事業貢献を加速させる新たなプラットフォーム戦略
一方、技術面での課題として、まずモノリスの問題がある。巨大な一枚岩のシステムでは、一部分の変更が全体に影響を及ぼし、影響調査やテストに多大な時間がかかる。これがアジャイルな開発を妨げる要因となっている。この問題を解決するためにマイクロサービスが提唱された。機能間の依存性を最小限に抑え、独立した変更を可能にする考え方だ。しかし、近年では全てをマイクロサービス化することは新たな問題を生むことが指摘されている。データの不整合、複雑な構成管理、高いメンテナンスコストなどが課題となる。
そこで現在は、モノリスとマイクロサービスの両極端を避け、適切な粒度を考える方向に進んでいる。システムの特性に応じて、モノリス、アプリケーション、サービス、マイクロサービスなど、さまざまな粒度を選択できる。また、これらの連携方法も、同期APIだけでなく、非同期API、DB共有、ファイル連携、イベントストリームなど、状況に応じて適切に選択する必要がある。鈴木氏は「銀の弾丸は存在せず、各システムやプロダクトの特性に合わせて適切なアーキテクチャを選択することが重要です」と話した。
鈴木氏は、技術的な問題の新しい解決策として、Internal Developer Platform(IDP)またはプラットフォームエンジニアリングと呼ばれる手法を紹介した。これは、複数のチームやシステムが個別にクラウド設定を行う代わりに、一元管理するためのプラットフォームやガイドラインを準備する考え方だ。
IDPは、DevOpsや運用管理基盤として機能し、コンテナ化を重視する。Kubernetesなどのコンテナオーケストレーションツールを使用し、Gitリポジトリ、CI/CD、オブザーバビリティ、チケット管理などを統合する。これにより、セキュリティ設定が完了したクラウド環境とテンプレート、ガイドラインを提供できる。
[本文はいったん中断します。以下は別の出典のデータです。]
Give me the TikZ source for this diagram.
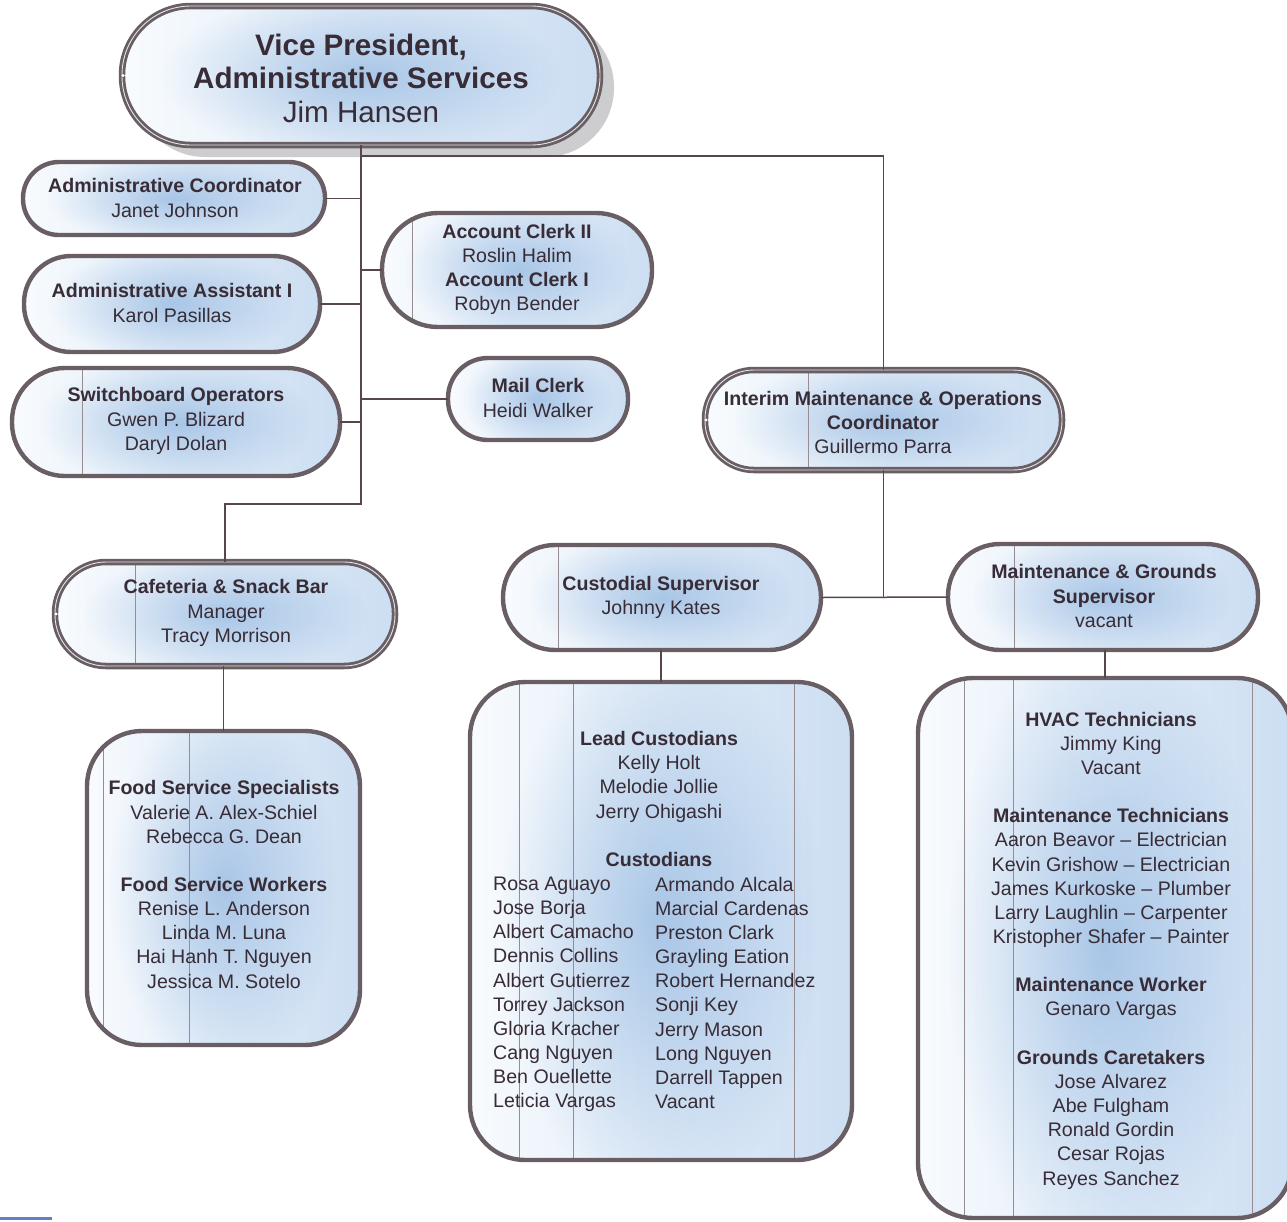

さらに、社内の基幹システムのデータやロジックも統合し、新サービス開発時の基幹システムとの調整を簡素化する。これは、1週間〜3か月といったサイクルで開発を行う際の大きな障壁を取り除くことにつながる。IDPの運営について鈴木氏は書籍「チームトポロジー」(日本能率協会マネジメントセンター刊)の概念を紹介した。直接的に事業貢献する「ストリームアラインドチーム」と、それを支える「プラットフォームチーム」によって運営していくというものだ。
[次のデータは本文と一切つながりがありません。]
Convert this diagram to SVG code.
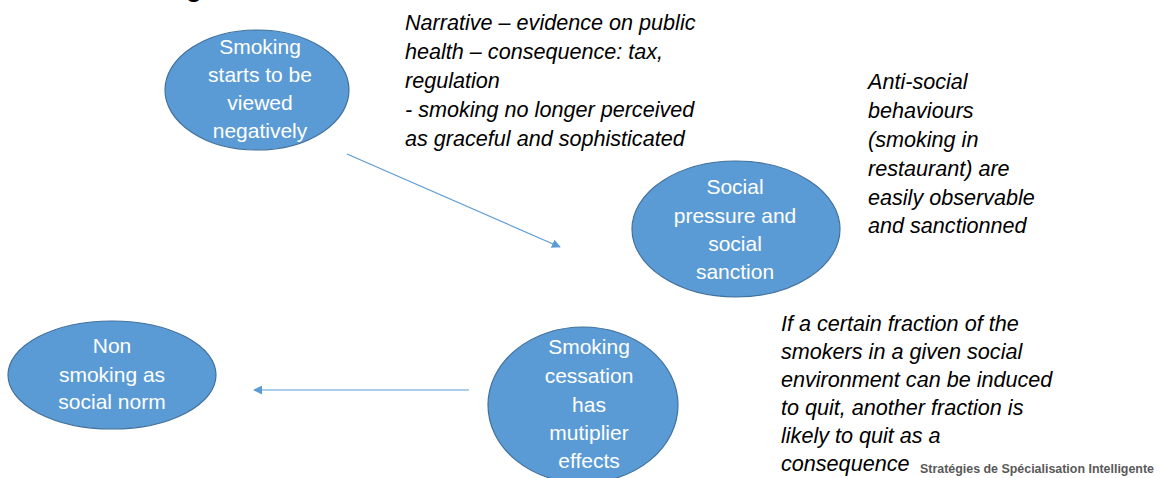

最終的には、IDPをもとにして、システムを段階的にモダナイズし、新しいサービスを作成していく。モノリスな構造から、より分割された事業貢献しやすいシステムへと徐々に移行していく。
最後に鈴木氏は、「従来のシステムの一括再構築では、システムの中身は変わっても枠組みは変わらないことが多かったです。しかし、システムの枠組み自体を、事業や業務の範囲に合わせて柔軟に変更する必要があります。そのためにプラットフォームを構築し、そこから少しずつシステムを切り出していくアプローチが効果的です」とコメントした。